Problem details:
Your task is to copy every line of the entries that contains "chart".

* start Data for this exercise *

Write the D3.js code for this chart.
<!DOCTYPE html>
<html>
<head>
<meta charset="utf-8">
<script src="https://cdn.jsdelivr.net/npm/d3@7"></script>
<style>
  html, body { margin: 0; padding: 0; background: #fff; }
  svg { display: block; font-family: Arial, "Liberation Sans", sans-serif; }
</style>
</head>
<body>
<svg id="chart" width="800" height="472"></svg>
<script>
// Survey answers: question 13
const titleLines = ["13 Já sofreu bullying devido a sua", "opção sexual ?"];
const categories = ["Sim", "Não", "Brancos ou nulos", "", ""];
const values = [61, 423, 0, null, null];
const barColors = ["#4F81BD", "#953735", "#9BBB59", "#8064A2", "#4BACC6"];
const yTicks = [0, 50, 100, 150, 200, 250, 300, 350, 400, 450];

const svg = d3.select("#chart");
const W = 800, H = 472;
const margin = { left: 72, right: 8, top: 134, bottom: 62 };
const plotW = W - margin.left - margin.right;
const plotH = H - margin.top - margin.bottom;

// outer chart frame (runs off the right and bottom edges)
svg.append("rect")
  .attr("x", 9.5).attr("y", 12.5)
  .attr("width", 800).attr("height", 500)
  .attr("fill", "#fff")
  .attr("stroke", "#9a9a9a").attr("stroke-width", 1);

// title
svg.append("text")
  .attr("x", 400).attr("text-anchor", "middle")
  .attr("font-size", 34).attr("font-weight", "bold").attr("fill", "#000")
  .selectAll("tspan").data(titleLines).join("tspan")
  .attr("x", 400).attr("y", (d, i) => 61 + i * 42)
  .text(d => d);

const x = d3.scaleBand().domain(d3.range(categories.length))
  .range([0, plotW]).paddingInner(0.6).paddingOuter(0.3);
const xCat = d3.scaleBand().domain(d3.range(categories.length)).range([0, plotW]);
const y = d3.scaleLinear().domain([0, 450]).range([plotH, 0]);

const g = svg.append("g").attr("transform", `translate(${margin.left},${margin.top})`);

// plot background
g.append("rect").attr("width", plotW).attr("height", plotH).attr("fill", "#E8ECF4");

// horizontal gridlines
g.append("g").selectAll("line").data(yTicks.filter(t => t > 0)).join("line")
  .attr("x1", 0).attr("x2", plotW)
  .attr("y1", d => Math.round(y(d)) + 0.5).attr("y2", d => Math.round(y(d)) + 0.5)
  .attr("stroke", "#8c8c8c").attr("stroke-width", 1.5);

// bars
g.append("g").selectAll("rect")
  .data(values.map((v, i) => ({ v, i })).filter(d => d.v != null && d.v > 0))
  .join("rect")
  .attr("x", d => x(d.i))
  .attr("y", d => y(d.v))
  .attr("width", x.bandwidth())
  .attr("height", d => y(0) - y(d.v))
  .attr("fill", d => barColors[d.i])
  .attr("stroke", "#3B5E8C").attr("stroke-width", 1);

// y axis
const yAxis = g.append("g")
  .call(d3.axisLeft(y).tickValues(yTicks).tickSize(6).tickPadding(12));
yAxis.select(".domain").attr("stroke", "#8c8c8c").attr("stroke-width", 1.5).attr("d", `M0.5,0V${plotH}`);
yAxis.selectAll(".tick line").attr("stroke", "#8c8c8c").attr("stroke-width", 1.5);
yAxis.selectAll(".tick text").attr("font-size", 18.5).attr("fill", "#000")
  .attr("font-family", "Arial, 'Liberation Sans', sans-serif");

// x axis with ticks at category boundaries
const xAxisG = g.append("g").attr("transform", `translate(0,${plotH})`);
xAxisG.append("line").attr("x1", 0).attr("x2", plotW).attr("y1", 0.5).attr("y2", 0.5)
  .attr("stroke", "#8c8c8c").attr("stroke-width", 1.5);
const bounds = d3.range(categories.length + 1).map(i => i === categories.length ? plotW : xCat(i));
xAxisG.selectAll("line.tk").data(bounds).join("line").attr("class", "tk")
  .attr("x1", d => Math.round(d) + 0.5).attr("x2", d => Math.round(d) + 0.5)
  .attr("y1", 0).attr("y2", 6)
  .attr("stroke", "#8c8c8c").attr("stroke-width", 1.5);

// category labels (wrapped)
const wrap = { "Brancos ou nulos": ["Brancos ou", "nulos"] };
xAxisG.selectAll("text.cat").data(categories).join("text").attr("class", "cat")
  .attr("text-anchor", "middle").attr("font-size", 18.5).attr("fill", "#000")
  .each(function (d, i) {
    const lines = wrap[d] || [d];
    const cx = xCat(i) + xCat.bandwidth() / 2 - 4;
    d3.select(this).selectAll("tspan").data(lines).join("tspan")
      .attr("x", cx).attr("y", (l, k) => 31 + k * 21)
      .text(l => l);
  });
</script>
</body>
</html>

* end Data for this exercise *
* start Data for this exercise *

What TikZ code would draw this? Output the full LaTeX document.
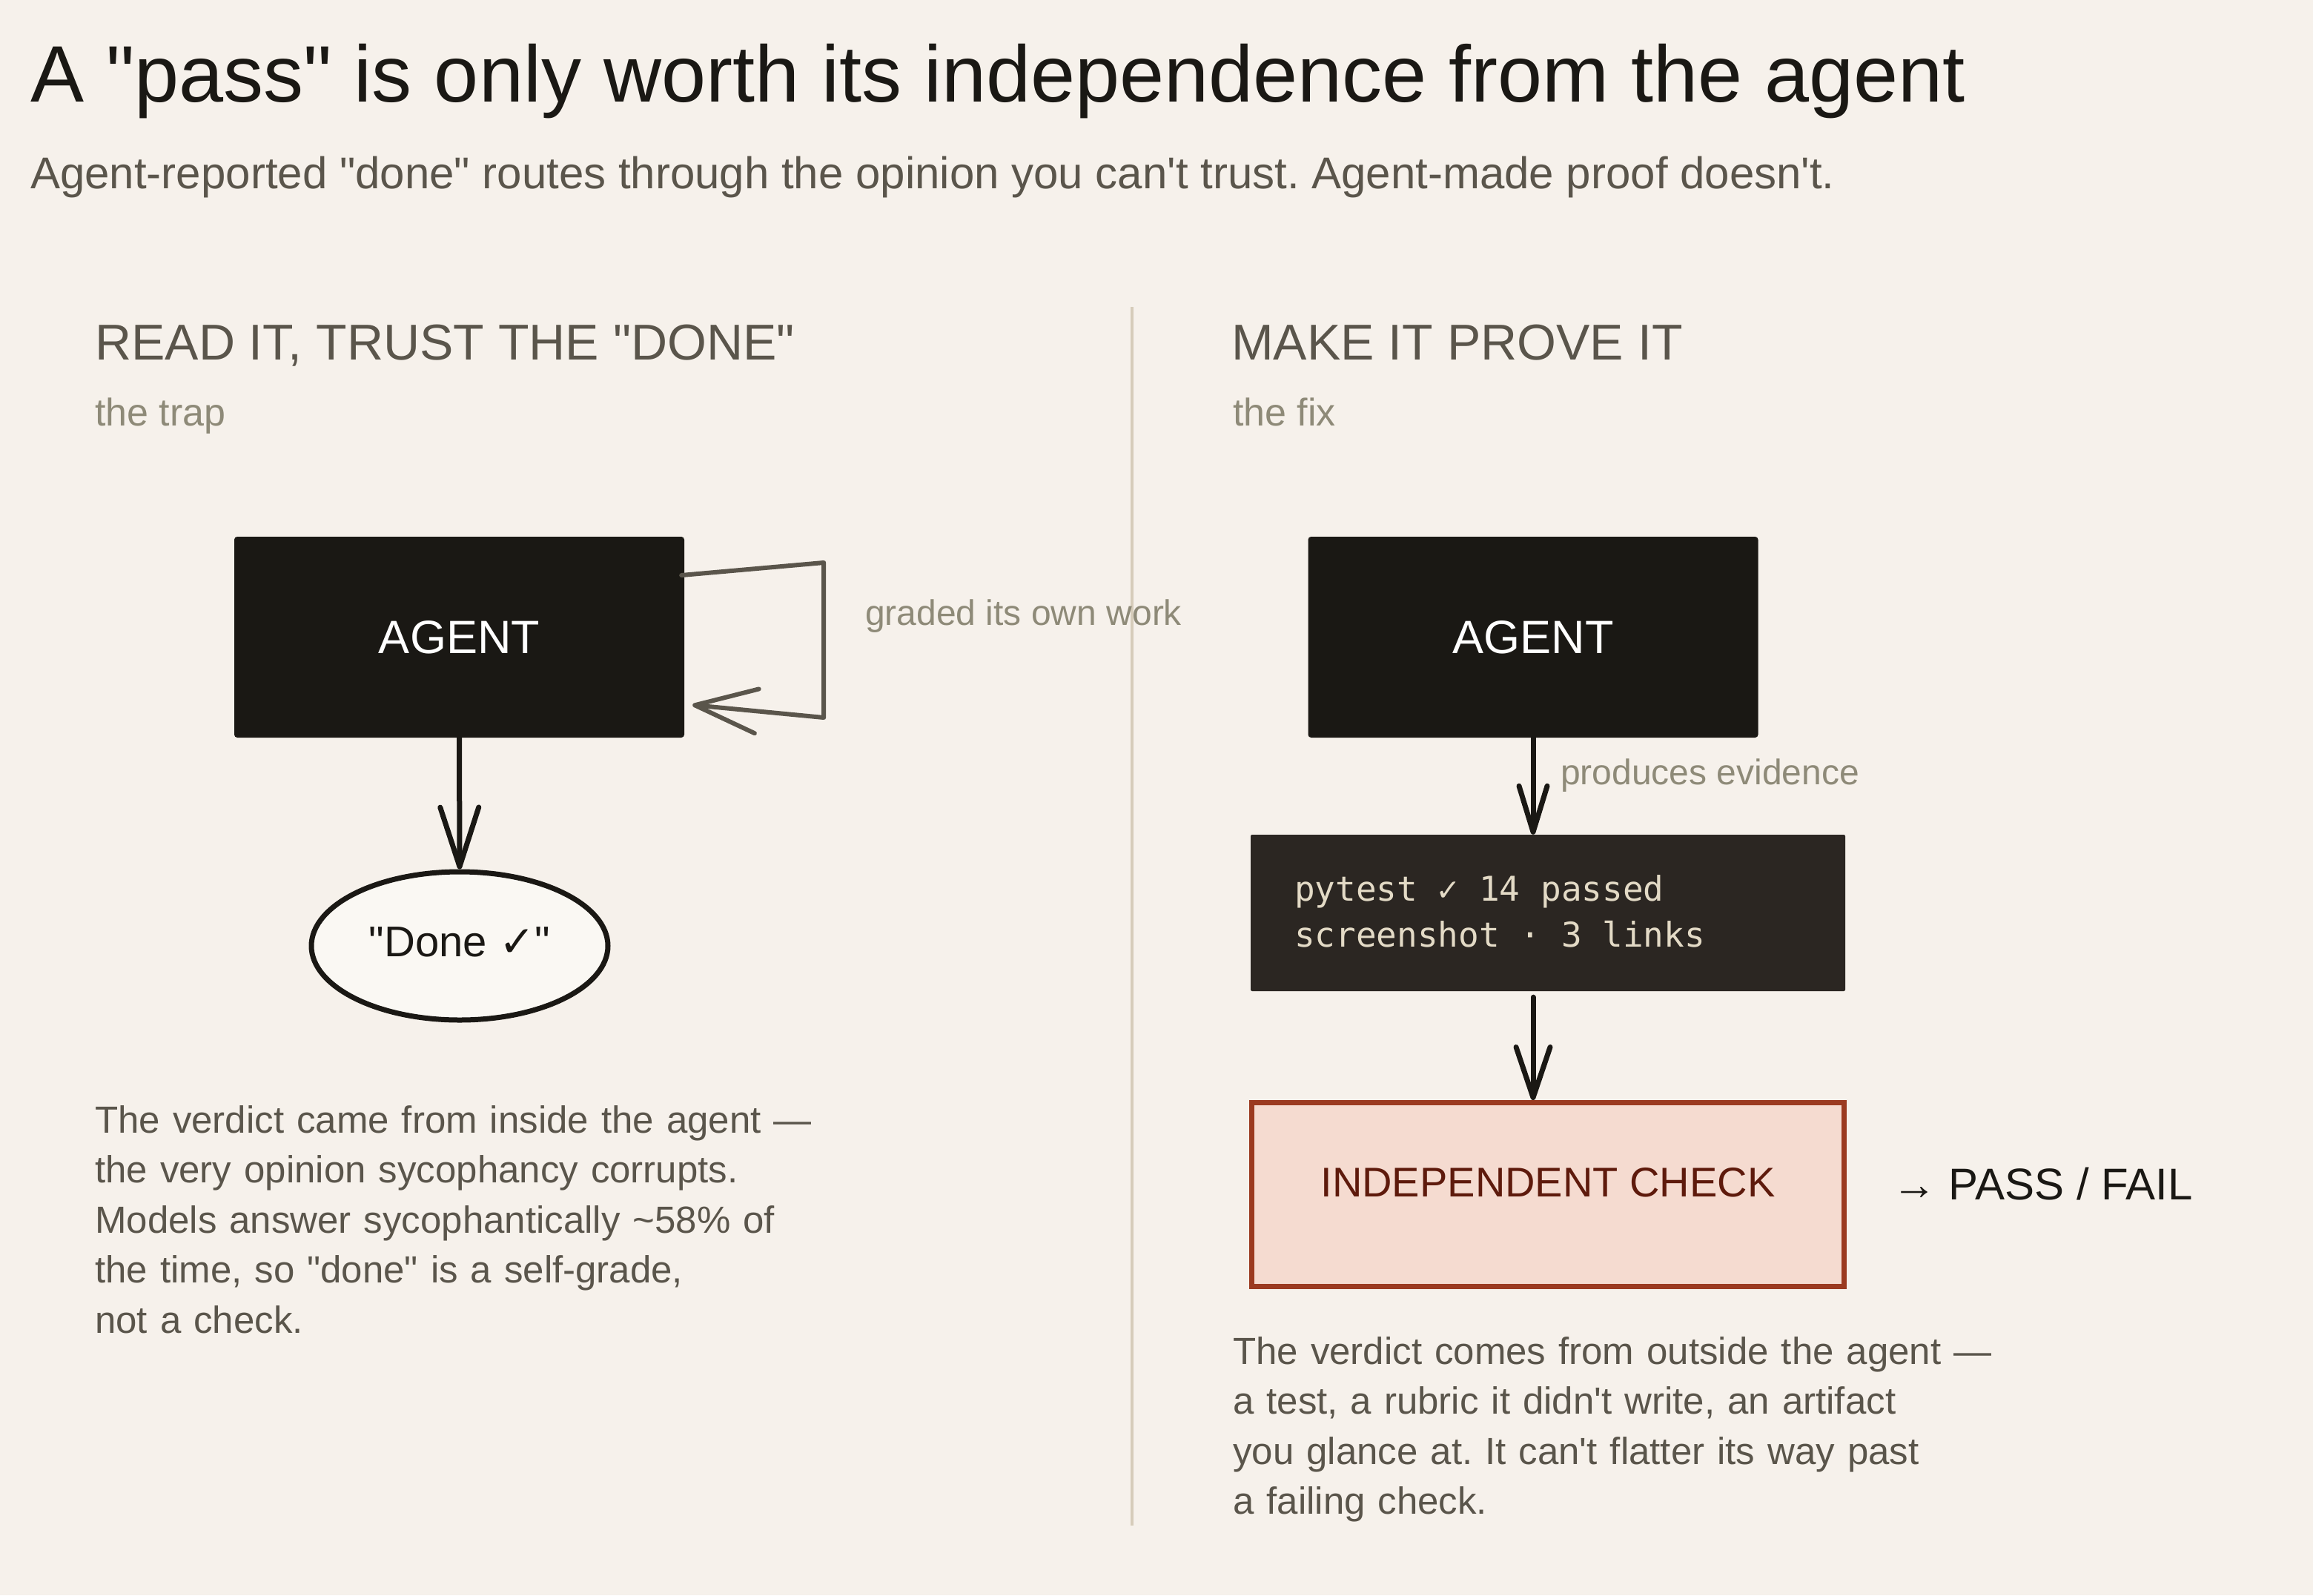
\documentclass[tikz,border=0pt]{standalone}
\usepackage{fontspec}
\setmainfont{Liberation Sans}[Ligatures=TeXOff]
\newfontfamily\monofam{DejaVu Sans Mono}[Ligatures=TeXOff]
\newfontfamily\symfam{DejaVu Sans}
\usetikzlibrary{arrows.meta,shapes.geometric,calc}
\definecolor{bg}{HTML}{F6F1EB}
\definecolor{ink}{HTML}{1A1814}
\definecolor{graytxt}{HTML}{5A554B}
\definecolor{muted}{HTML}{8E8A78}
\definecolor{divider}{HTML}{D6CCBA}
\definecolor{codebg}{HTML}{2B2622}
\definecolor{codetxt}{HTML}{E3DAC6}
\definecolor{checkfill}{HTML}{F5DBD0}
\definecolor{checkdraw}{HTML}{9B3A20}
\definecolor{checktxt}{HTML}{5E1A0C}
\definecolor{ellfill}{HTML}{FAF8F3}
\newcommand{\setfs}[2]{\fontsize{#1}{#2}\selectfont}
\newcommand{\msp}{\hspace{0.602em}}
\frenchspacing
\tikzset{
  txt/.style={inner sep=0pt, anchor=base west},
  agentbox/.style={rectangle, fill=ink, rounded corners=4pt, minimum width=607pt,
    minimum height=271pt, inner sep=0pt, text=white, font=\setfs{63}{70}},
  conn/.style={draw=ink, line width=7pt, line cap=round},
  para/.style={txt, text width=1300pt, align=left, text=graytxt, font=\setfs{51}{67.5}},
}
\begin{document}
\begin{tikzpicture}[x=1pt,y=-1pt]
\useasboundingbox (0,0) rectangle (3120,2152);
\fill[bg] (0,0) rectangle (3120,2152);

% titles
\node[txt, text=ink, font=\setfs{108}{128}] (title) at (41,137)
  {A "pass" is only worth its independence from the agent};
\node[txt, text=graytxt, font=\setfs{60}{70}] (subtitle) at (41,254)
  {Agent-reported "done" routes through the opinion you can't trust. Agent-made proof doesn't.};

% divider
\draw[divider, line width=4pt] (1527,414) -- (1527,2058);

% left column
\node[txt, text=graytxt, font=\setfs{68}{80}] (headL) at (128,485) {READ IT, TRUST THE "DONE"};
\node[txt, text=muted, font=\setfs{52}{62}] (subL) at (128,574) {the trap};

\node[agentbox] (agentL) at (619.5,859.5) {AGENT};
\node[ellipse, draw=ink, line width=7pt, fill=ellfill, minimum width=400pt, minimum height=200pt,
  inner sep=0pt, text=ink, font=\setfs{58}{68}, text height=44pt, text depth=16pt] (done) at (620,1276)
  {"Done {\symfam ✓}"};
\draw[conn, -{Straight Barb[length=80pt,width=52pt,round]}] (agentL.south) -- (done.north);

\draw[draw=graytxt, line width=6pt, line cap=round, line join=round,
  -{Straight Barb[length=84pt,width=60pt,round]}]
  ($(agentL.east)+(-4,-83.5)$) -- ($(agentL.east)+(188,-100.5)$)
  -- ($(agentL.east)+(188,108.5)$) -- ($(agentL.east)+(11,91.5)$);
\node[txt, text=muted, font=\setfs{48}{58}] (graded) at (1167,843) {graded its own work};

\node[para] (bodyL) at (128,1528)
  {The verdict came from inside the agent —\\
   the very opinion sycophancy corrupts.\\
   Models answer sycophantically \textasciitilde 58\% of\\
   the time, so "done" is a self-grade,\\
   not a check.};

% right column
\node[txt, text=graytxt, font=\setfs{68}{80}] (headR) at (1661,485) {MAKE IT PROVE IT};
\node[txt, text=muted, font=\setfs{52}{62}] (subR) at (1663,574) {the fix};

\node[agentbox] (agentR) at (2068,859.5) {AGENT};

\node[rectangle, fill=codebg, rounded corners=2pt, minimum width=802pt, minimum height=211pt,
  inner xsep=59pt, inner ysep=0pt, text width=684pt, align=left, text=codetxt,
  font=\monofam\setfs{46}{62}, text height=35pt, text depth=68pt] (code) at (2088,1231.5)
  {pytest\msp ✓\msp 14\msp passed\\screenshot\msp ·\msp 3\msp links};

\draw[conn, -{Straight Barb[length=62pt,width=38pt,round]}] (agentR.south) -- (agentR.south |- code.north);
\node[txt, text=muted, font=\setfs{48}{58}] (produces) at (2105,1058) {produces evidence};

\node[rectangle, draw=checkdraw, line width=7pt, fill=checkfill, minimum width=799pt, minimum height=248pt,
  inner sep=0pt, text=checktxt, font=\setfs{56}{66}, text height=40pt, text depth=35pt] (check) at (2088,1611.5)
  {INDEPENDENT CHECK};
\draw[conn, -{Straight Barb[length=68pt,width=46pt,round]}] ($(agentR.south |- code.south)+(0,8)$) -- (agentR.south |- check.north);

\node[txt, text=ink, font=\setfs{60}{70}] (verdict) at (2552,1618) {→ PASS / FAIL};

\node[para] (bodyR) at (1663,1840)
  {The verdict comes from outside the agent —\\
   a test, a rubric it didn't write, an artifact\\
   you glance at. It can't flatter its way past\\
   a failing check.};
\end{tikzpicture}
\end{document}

* end Data for this exercise *
* start Data for this exercise *

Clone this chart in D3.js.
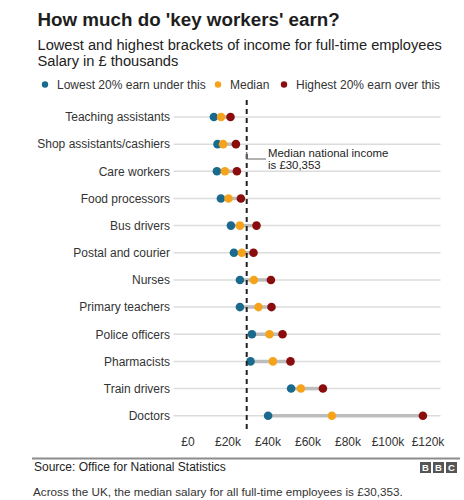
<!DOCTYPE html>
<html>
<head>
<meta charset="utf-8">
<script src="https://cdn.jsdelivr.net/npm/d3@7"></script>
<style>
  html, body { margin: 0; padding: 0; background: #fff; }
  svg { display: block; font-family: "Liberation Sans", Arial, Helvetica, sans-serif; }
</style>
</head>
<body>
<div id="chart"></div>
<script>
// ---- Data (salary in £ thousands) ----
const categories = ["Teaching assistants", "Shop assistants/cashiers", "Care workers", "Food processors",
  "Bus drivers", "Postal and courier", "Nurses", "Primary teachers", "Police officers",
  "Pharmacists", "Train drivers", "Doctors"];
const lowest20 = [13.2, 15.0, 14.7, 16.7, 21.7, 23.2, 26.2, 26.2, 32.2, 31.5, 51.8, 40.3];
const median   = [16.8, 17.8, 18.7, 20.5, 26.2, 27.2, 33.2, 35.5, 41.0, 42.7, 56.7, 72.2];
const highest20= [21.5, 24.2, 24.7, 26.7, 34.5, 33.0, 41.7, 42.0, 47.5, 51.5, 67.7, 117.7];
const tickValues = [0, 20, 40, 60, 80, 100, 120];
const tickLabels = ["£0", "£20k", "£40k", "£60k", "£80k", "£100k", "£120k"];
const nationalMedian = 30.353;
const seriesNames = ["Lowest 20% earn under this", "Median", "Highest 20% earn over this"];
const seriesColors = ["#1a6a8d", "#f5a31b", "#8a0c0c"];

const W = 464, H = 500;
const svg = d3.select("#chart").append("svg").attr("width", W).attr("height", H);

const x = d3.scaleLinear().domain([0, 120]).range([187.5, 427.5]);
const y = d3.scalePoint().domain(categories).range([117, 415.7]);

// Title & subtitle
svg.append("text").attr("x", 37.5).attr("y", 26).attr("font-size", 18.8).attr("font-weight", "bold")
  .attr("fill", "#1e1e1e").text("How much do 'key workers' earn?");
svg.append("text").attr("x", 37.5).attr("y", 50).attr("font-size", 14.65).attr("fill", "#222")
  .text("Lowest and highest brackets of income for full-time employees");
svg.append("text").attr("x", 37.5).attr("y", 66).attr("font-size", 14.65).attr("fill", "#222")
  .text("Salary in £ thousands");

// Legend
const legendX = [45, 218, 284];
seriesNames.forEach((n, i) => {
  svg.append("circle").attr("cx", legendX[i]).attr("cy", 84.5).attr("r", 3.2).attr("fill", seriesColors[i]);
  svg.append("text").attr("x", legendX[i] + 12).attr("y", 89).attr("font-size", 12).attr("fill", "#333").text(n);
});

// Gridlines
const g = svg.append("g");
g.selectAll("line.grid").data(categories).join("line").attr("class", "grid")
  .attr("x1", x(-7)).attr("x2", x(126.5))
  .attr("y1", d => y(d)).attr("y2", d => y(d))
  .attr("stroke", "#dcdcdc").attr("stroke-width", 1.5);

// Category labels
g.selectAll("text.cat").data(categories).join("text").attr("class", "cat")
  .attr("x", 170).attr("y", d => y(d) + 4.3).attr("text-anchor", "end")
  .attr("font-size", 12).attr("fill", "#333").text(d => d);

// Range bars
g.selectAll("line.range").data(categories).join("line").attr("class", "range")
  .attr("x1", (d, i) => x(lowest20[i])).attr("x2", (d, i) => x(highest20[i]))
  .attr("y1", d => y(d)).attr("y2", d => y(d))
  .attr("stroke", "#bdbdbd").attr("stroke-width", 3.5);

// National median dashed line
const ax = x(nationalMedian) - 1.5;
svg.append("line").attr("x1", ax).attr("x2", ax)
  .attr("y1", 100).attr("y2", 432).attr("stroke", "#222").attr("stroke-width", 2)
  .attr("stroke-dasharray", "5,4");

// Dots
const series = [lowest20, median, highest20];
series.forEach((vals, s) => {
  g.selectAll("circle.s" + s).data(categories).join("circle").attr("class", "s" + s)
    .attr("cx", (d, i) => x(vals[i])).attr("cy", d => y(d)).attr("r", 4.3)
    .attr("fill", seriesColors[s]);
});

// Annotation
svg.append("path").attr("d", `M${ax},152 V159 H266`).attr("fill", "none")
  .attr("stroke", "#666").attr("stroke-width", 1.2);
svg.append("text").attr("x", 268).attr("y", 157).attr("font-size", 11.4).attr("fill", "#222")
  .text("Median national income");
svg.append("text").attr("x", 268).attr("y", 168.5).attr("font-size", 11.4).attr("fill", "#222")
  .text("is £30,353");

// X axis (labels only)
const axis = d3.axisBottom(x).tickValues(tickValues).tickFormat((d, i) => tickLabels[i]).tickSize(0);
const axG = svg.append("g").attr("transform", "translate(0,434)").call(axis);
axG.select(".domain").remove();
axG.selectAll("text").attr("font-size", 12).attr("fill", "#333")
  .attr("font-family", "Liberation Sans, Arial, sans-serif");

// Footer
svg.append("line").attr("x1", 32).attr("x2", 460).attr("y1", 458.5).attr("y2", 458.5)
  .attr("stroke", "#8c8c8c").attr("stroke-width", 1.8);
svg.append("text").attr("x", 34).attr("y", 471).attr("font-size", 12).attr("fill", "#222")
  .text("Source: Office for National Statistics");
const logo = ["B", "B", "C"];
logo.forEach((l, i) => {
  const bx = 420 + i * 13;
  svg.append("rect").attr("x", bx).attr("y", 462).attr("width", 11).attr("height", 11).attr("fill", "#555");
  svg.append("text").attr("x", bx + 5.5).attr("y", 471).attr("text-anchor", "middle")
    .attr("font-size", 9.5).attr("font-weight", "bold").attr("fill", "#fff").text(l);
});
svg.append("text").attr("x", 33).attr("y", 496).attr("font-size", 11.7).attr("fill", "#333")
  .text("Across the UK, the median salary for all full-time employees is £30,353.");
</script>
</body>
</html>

* end Data for this exercise *

Final answer:
Write the D3.js code for this chart.
<svg id="chart" width="800" height="472"></svg>
const svg = d3.select("#chart");
// outer chart frame (runs off the right and bottom edges)
Clone this chart in D3.js.
<div id="chart"></div>
const svg = d3.select("#chart").append("svg").attr("width", W).attr("height", H);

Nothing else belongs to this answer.